Margaret Fuhrer:

Hi dance friends, and welcome to The Dance Edit podcast. I’m Margaret Fuhrer.

Lydia Murray:

I’m Lydia Murray.

Amy Brandt:

And I’m Amy Brandt.

Margaret Fuhrer:

We are editors at Dance Media. And we are at almost full strength today, we’ve got three out of four of us, which is such a treat. We’re here for our fifth ever mailbag episode.

A quick refresher on what a mailbag episode is: We asked you all to send in your suggestions for dance-world discussion topics you’d like us to dig into, and today we have chosen two of those topics. So the first is the growing use of intimacy directors in dance, a field where physical intimacy is part of the job description. And then we’ll have the second installment in what I hope will be a never-ending series: We’re going to talk about some more overlooked moments in dance history, as we did in one of our earlier mailbag pods.

If your topic did not make the cut this episode, never fear; we’ll be doing more mail backgrounds very soon, and we are keeping a running list of all your suggestions. If you have not yet sent us your ideas or if you have new ones, please give us a shout on social media. You can find us at @thedance.edit on Instagram and @dance_edit on Twitter. We love hearing from you.

All right. So our first topic today is intimacy directors in dance, which was submitted by Felipe Panama on Instagram. Thank you, Felipe. We did talk a little bit about intimacy directors and coaches on the pod back in April of 2022, when the New York Times did a big story about how ballet companies were beginning to bring them in to help dancers navigate potentially uncomfortable choreography. But something that Felipe pointed out is how odd it is that dance was much slower to adopt this practice than film and TV and theater—they were just years ahead. So looking at why that might have been and what finally spurred the dance field to change, maybe that’s a good place to start.

Lydia Murray:

This might sound a little bit cynical guess, but I was wondering if film, TV and theater maybe believed that they had more to lose than the dance world.
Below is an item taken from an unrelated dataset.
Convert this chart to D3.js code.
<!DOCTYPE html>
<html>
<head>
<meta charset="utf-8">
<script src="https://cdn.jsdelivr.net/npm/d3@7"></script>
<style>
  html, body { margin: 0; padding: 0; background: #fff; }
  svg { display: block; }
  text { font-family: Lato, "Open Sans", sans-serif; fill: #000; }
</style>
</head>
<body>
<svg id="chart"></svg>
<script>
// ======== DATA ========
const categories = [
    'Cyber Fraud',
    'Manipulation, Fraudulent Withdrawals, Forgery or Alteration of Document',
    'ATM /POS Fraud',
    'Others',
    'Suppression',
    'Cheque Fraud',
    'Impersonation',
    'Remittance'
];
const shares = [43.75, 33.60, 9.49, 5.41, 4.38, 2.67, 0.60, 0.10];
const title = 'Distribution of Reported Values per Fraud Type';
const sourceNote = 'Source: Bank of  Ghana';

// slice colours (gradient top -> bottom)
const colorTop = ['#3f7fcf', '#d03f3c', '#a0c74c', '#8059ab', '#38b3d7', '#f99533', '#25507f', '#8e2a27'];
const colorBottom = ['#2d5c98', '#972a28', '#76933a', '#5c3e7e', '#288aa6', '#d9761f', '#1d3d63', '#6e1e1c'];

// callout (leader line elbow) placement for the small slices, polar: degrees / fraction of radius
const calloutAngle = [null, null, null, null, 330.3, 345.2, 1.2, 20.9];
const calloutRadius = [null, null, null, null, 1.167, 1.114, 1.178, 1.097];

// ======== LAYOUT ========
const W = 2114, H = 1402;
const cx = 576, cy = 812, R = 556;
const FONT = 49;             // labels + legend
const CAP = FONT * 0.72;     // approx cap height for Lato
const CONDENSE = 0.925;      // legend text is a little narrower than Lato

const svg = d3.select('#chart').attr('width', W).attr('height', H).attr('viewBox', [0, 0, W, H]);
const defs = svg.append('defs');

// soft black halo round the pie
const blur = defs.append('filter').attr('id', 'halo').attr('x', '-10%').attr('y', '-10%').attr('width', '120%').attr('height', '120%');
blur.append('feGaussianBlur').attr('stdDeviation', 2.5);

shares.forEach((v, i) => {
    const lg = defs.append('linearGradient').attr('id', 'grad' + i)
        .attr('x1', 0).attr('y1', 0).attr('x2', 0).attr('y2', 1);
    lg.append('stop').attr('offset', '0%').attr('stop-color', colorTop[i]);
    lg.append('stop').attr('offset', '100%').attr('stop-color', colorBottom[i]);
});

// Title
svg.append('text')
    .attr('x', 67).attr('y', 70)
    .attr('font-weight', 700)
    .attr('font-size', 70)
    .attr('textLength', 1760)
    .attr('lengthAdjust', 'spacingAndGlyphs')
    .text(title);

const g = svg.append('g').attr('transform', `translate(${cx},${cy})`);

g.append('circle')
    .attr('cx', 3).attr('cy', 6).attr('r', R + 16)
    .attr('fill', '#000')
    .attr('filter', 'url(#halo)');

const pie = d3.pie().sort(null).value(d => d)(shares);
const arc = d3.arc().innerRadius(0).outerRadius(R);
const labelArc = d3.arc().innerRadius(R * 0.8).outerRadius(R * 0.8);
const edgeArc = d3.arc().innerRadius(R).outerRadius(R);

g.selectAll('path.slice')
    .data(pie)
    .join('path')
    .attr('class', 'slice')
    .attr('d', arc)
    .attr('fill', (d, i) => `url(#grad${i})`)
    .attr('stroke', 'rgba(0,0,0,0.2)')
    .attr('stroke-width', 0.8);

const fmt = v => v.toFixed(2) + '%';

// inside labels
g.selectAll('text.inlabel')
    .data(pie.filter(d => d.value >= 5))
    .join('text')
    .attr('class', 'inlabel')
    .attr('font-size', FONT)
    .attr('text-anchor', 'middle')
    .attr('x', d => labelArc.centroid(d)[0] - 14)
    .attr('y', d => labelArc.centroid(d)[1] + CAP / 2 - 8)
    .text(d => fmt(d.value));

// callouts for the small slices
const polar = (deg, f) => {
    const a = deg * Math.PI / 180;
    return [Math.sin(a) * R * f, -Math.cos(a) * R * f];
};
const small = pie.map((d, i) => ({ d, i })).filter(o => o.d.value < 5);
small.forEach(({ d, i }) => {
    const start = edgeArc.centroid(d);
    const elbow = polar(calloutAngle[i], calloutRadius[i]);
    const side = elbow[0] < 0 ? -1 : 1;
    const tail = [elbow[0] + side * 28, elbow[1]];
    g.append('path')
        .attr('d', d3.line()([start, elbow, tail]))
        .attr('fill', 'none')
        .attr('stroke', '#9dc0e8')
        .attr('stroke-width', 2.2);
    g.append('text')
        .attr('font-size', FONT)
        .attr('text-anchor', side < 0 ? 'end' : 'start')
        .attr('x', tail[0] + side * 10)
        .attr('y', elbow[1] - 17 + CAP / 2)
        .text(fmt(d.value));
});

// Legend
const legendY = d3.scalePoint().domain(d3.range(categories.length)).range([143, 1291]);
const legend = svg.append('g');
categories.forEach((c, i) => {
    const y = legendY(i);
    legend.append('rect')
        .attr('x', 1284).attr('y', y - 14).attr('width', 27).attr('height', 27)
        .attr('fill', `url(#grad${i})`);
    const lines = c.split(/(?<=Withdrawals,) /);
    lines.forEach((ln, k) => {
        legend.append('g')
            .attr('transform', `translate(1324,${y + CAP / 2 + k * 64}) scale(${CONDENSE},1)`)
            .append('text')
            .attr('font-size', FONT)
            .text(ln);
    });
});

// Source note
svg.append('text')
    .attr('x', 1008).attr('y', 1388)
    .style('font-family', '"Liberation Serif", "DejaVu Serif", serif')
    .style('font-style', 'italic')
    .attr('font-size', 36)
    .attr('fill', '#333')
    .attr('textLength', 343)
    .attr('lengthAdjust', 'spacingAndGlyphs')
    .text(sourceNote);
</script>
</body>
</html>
Those are much more lucrative industries, especially the first two. And they may have faced more public scrutiny from things like the Me Too movement than Dance did.

Margaret Fuhrer:

And money—they had the resources to bring in intimacy directors.

Lydia Murray:

Yeah.

Amy Brandt:

I think I am actually not surprised that dance kind of came along a little later, just because dancers work with their bodies as this tool and form of expression, and it’s almost in this metaphorical sense as opposed to the very literal sense when you’re acting. Dance is a different kind of an art form in that way.

And there’s also, I think, an expectation that dancers are just going to be comfortable with closeness, with touching. You learn from an early age how to partner, and you get used to that. And it’s very weird at first when you’re an awkward teenager learning how to do partnered pirouettes or whatever, in class. But you get used to it and then it’s not as unusual and there’s just kind of an expectation that you need to know how to do this and that you’re the tool to express the choreographer’s vision. So if you’re in a rehearsal setting and someone is choreographing on you and they ask you to do something and go to this kind of uncomfortably intimate place, the way that it’s been all set up, it’s kind of hard to push back in the moment, I think, because of the power dynamics.

Margaret Fuhrer:

Yeah. Several of the stories written about this have mentioned that since physical intimacy is kind of baked into dance that way, and dancers are also trained to and expected to just put up with more physically—like, discomfort is part of a lot of dance culture—so there was sort of a cultural shift that needed to happen before the idea of intimacy directors became more widely accepted.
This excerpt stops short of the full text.